*Task objective*
The lines from the top of the material below through the line containing "12.7, 11.8, 10.6]" are to be printed exactly, with pictures omitted.

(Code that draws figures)
## Begin

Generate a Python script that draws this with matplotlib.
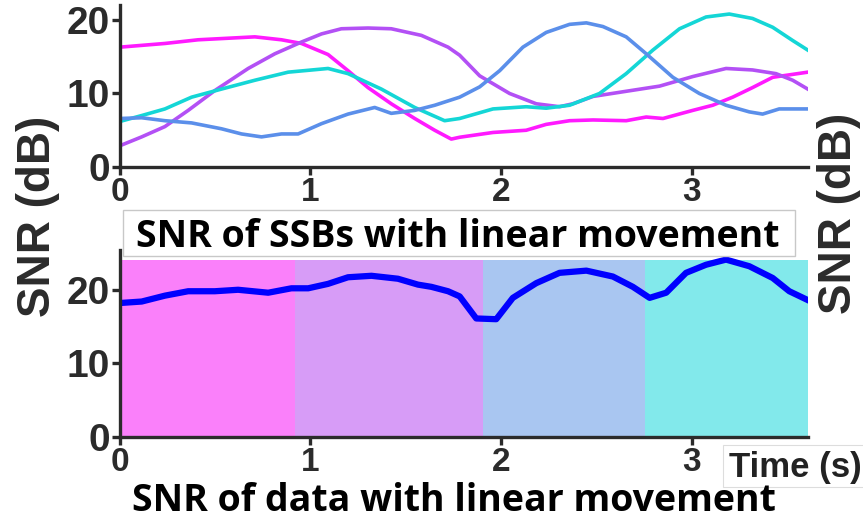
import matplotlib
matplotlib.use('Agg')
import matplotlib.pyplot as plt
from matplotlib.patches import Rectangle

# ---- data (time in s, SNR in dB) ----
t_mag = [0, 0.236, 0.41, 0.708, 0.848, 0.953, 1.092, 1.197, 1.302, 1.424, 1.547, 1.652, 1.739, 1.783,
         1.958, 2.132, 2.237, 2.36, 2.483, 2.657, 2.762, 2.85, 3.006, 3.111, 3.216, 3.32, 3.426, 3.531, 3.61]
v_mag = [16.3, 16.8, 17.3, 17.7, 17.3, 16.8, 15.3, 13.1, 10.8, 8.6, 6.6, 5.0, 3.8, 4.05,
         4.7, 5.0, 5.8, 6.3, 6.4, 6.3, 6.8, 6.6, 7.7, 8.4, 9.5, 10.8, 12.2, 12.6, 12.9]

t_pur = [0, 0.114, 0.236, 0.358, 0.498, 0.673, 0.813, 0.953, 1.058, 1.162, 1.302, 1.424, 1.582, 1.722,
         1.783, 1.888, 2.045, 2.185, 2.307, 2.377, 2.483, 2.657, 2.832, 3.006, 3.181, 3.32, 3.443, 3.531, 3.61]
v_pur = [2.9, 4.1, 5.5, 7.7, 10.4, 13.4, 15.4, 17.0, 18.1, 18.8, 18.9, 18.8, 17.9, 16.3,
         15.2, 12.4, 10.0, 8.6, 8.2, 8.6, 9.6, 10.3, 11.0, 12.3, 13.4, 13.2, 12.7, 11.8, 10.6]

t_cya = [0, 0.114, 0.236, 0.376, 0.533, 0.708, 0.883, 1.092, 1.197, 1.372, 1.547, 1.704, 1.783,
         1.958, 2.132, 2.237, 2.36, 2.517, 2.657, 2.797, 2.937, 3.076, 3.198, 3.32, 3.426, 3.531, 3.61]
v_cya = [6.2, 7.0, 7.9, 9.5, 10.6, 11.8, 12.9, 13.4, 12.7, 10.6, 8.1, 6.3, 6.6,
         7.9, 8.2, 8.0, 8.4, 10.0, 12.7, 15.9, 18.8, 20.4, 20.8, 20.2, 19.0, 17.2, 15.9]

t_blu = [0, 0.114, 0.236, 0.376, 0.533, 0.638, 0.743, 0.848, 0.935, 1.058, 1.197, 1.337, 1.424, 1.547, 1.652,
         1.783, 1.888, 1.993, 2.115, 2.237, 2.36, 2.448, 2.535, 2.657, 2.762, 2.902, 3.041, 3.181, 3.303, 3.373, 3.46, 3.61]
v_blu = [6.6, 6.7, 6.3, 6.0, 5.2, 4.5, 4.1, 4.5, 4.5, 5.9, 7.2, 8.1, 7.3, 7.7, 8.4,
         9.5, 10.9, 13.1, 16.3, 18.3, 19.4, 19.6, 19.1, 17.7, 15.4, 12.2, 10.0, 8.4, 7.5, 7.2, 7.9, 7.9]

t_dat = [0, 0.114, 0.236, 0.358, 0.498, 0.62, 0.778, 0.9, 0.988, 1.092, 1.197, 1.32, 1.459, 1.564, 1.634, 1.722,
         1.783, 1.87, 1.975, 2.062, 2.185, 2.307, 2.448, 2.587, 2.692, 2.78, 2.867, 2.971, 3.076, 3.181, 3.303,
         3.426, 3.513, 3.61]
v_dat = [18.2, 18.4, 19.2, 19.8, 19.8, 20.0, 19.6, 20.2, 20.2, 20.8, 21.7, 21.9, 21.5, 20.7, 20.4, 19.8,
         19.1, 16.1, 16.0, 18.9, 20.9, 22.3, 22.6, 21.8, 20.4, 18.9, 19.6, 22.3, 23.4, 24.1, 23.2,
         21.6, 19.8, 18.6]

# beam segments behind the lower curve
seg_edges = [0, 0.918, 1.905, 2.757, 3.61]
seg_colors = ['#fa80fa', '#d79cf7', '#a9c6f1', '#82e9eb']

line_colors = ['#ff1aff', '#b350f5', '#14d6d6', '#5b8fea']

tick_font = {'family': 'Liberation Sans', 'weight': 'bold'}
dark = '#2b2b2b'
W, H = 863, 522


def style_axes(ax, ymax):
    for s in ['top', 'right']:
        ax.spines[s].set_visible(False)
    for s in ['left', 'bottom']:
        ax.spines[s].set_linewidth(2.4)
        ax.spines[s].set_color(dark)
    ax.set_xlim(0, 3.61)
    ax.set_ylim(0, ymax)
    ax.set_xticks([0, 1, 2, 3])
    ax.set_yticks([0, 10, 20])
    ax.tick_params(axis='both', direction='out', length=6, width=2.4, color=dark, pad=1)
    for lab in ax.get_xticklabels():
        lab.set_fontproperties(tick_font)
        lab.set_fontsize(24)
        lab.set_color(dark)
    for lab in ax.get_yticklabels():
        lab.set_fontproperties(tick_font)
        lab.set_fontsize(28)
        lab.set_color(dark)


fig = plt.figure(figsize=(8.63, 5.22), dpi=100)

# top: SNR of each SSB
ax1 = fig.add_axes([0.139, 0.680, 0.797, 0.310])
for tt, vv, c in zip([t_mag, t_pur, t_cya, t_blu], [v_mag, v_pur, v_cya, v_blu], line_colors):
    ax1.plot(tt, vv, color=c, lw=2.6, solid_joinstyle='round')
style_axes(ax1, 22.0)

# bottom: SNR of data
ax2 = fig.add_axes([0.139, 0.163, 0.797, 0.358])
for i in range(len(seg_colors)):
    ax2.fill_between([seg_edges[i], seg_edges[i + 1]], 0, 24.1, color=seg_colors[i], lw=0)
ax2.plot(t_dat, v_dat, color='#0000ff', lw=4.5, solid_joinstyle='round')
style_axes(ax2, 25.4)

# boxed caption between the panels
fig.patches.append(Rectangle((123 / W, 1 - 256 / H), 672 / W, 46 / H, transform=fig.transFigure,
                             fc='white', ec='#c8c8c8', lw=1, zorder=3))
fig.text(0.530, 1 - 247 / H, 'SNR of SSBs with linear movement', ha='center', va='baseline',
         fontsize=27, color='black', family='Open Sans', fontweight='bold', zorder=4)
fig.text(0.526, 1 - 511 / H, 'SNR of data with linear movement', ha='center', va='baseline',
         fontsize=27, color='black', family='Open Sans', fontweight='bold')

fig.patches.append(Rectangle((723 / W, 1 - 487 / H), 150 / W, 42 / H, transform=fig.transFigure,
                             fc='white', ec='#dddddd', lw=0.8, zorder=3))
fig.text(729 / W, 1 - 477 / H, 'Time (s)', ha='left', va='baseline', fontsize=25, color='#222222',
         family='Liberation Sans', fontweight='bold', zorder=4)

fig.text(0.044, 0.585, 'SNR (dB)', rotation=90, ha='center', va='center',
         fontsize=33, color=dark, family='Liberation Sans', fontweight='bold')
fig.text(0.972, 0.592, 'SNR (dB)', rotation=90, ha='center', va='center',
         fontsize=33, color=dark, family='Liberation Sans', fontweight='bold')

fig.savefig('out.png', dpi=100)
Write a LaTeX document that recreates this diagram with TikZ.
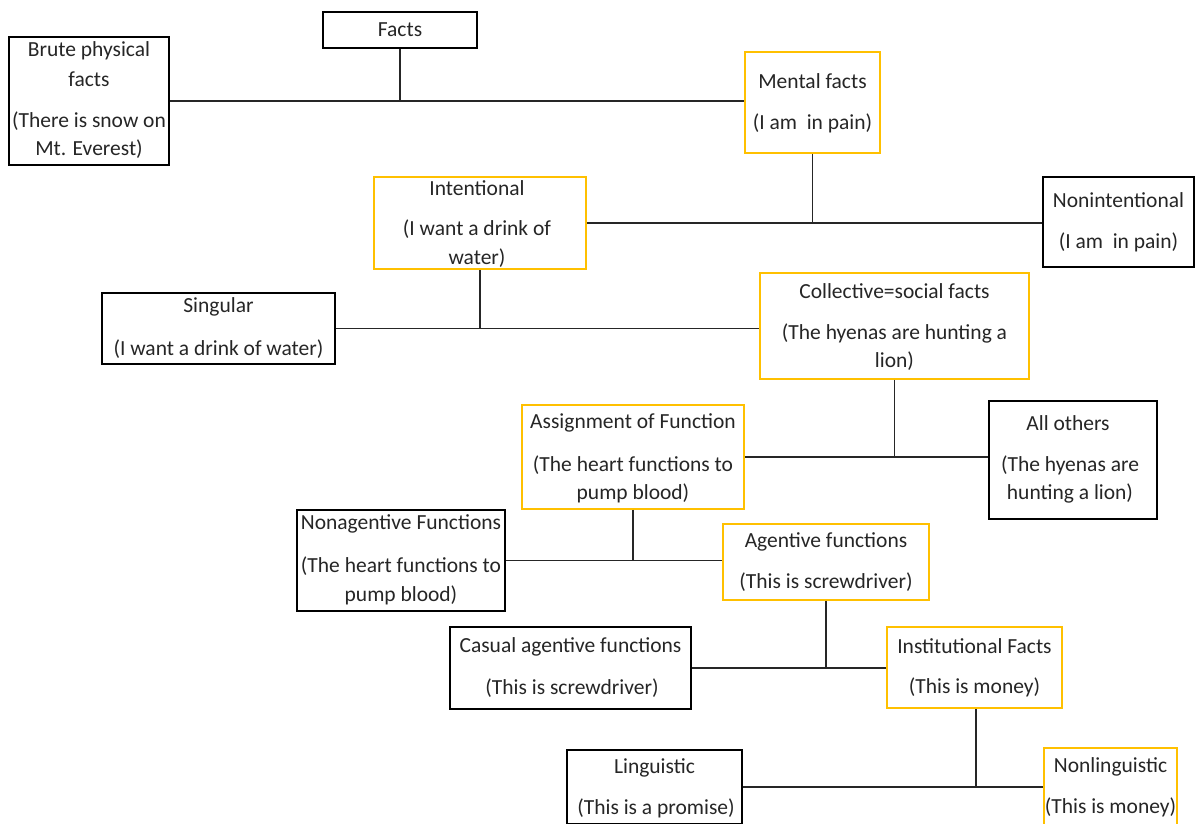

## End

*Correct result*
Generate a Python script that draws this with matplotlib.
import matplotlib
matplotlib.use('Agg')
import matplotlib.pyplot as plt
from matplotlib.patches import Rectangle

# ---- data (time in s, SNR in dB) ----
t_mag = [0, 0.236, 0.41, 0.708, 0.848, 0.953, 1.092, 1.197, 1.302, 1.424, 1.547, 1.652, 1.739, 1.783,
         1.958, 2.132, 2.237, 2.36, 2.483, 2.657, 2.762, 2.85, 3.006, 3.111, 3.216, 3.32, 3.426, 3.531, 3.61]
v_mag = [16.3, 16.8, 17.3, 17.7, 17.3, 16.8, 15.3, 13.1, 10.8, 8.6, 6.6, 5.0, 3.8, 4.05,
         4.7, 5.0, 5.8, 6.3, 6.4, 6.3, 6.8, 6.6, 7.7, 8.4, 9.5, 10.8, 12.2, 12.6, 12.9]

t_pur = [0, 0.114, 0.236, 0.358, 0.498, 0.673, 0.813, 0.953, 1.058, 1.162, 1.302, 1.424, 1.582, 1.722,
         1.783, 1.888, 2.045, 2.185, 2.307, 2.377, 2.483, 2.657, 2.832, 3.006, 3.181, 3.32, 3.443, 3.531, 3.61]
v_pur = [2.9, 4.1, 5.5, 7.7, 10.4, 13.4, 15.4, 17.0, 18.1, 18.8, 18.9, 18.8, 17.9, 16.3,
         15.2, 12.4, 10.0, 8.6, 8.2, 8.6, 9.6, 10.3, 11.0, 12.3, 13.4, 13.2, 12.7, 11.8, 10.6]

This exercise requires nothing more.